O monge que levou a moça ensina isso: ao servir, foi servido. O estímulo do amor, da fama, do poder, da fortuna, dinamizam nossas faculdades e nos ajudam a fazer grandes travessias — as transições para melhor. Aprendemos e deixamos as falhas que a prática vai revelando.

Ao contrário, quem se omite para não ser tentado, mais facilmente poder cair nas armadilhas de sua natureza inferior. Suas críticas, sua malícia, são reflexos de seus recalques.

Realmente, a evolução não se processa apenas no que chamam de "ocultismo", referindo-se a fenômenos, a desenvolvimento de faculdades etc. A espiritualidade é cultivo interno; é regeneração de caráter. Ela abrange toda a personalidade viciada e condicionada, devolvendo ao intelecto, às emoções, à psique e ao corpo denso, condições de servirem como instrumentos eficazes do Espírito, através da regeneração dos hábitos.

Certa vez um discípulo, exultante, correu ao Mestre e lhe disse: "Mestre, consegui! Consegui!". O Mestre, calmamente lhe perguntou: "Conseguiste o que, meu filho?" "Consegui cruzar o rio, andando por cima das águas. Consegui a levitação! Levei trinta anos! Mas consegui!" — exclamou o discípulo, cheio de euforia. O Mestre ficou sério alguns minutos e depois lhe observou: "Que pena! Quanta coisa melhor poderias ter feito nesses trintas anos!''

De fato, a evolução é global. Os meios estão na própria vida de todos os dias: nas coisinhas costumeiras. A evolução está no modo como fazemos, como encaramos, como utilizamos: e tudo isso depende de nosso íntimo, de nosso conhecimento da verdade, da vivência do amor. Os fenômenos são decorrências inevitáveis da espiritualização do ser mas não o fim, em si mesmo. No fundo, a busca de fenômenos esconde a pretensão da personalidade, de distinguir-se, de parecer melhor e maior que os demais, impressionando-os com algo incomum. Não é por isso que se mede a espiritualidade. Há muito paranormal com limitações e falhas gritantes.
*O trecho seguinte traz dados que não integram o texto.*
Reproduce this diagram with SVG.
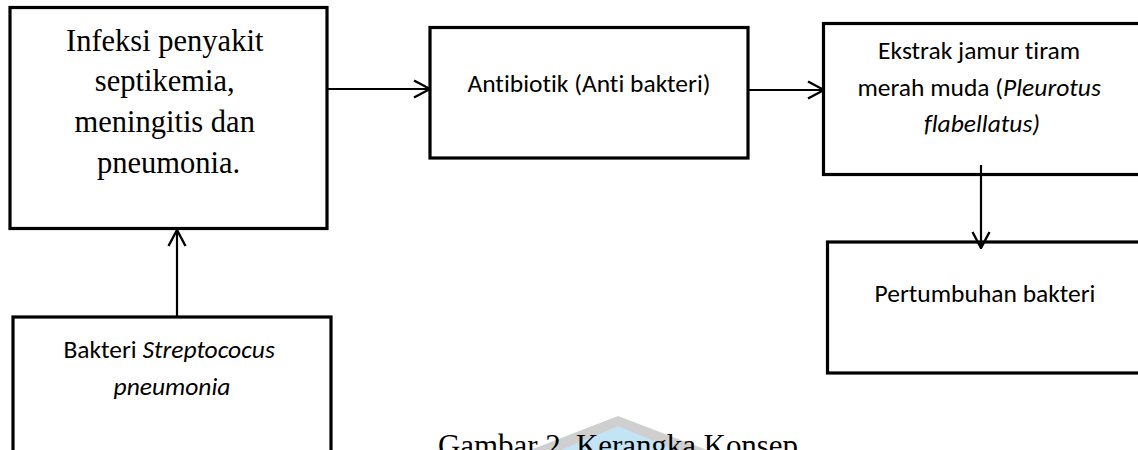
<svg xmlns="http://www.w3.org/2000/svg" width="1138" height="450" viewBox="0 0 1138 450">
<style>
.box{fill:#fff;stroke:#000;stroke-width:3.2;stroke-linejoin:miter}
.serif{font-family:"Liberation Serif","Times New Roman",serif;font-size:30.5px;fill:#000}
.cal{font-family:Carlito,Lato,"Open Sans",sans-serif;font-size:25.5px;fill:#000;font-variant-ligatures:none;font-feature-settings:"liga" 0,"dlig" 0}
.it{font-style:italic}
.conn{stroke:#000;stroke-width:2.2;fill:none}
</style>
<defs>
<marker id="arr" viewBox="0 0 18 20" refX="17" refY="10" markerWidth="18" markerHeight="20" markerUnits="userSpaceOnUse" orient="auto">
<path d="M1,1.5 L17,10 L1,18.5" fill="none" stroke="#000" stroke-width="2.4"/>
</marker>
</defs>
<rect width="1138" height="450" fill="#fff"/>
<g id="watermark">
<polygon points="525,452 618,416 712,452" fill="#cfcfcf"/>
<polygon points="556,452 618,426 680,452" fill="#c2e4f4"/>
</g>
<g id="caption">
<text class="serif" x="438" y="456" style="font-size:31px" textLength="360" lengthAdjust="spacing">Gambar 2. Kerangka Konsep</text>
</g>
<g id="node-infeksi">
<rect class="box" x="10" y="7.5" width="317" height="221"/>
<text class="serif" text-anchor="middle">
<tspan x="168.5" y="51">Infeksi penyakit</tspan>
<tspan x="168.5" y="91">septikemia,</tspan>
<tspan x="168.5" y="132">meningitis dan</tspan>
<tspan x="168.5" y="173">pneumonia.</tspan>
</text>
</g>
<g id="node-antibiotik">
<rect class="box" x="430" y="27.5" width="318" height="130.5"/>
<text class="cal" x="589" y="92" text-anchor="middle">Antibiotik (Anti bakteri)</text>
</g>
<g id="node-ekstrak">
<rect class="box" x="823.5" y="23.5" width="330" height="151"/>
<text class="cal" text-anchor="middle">
<tspan x="982" y="59">Ekstrak jamur tiram</tspan>
<tspan x="982" y="96">merah muda (<tspan class="it">Pleurotus</tspan></tspan>
<tspan x="982" y="132" class="it">flabellatus)</tspan>
</text>
</g>
<g id="node-pertumbuhan">
<rect class="box" x="827.5" y="242" width="330" height="131"/>
<text class="cal" x="985" y="302" text-anchor="middle">Pertumbuhan bakteri</text>
</g>
<g id="node-bakteri">
<rect class="box" x="13" y="317" width="318" height="160"/>
<text class="cal" text-anchor="middle">
<tspan x="172" y="358">Bakteri <tspan class="it">Streptococus</tspan></tspan>
<tspan x="172" y="395" class="it">pneumonia</tspan>
</text>
</g>
<g id="connectors">
<path class="conn" d="M327,89 L430,89" marker-end="url(#arr)"/>
<path class="conn" d="M748,90 L824,90" marker-end="url(#arr)"/>
<path class="conn" d="M981,165 L981,248" marker-end="url(#arr)"/>
<path class="conn" d="M177,317 L177,230" marker-end="url(#arr)"/>
</g>
</svg>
É importante meditarmos sobre a TRAVESSIA e o modo como uti­lizamos os MEIOS, para realizá-la de modo mais eficaz, rápido e agra­dável. Seja pelas lições do rio da vida ou do barqueiro (Sidarta); seja nas constantes tarefas diárias (travessias do Cristo com os apóstolos, no Mar da Galiléia); seja pelo poder da vontade persistente e da cora­gem (Cristóforo); seja pelos meios que nos facilitam mais (jangada), através do desapego e discernimento; seja, enfim, pelos estímulos co­muns da existência (ajudar a moça) — importante é que façamos a travessia para níveis mais altos; importante é que sigamos o interno impulso que nos chama para a frente e acima. Todavia, mais feliz o que tem a coragem e a paciente perserverança de se regenerar diaria­mente, a fim de que a ASCESE decorra com segurança.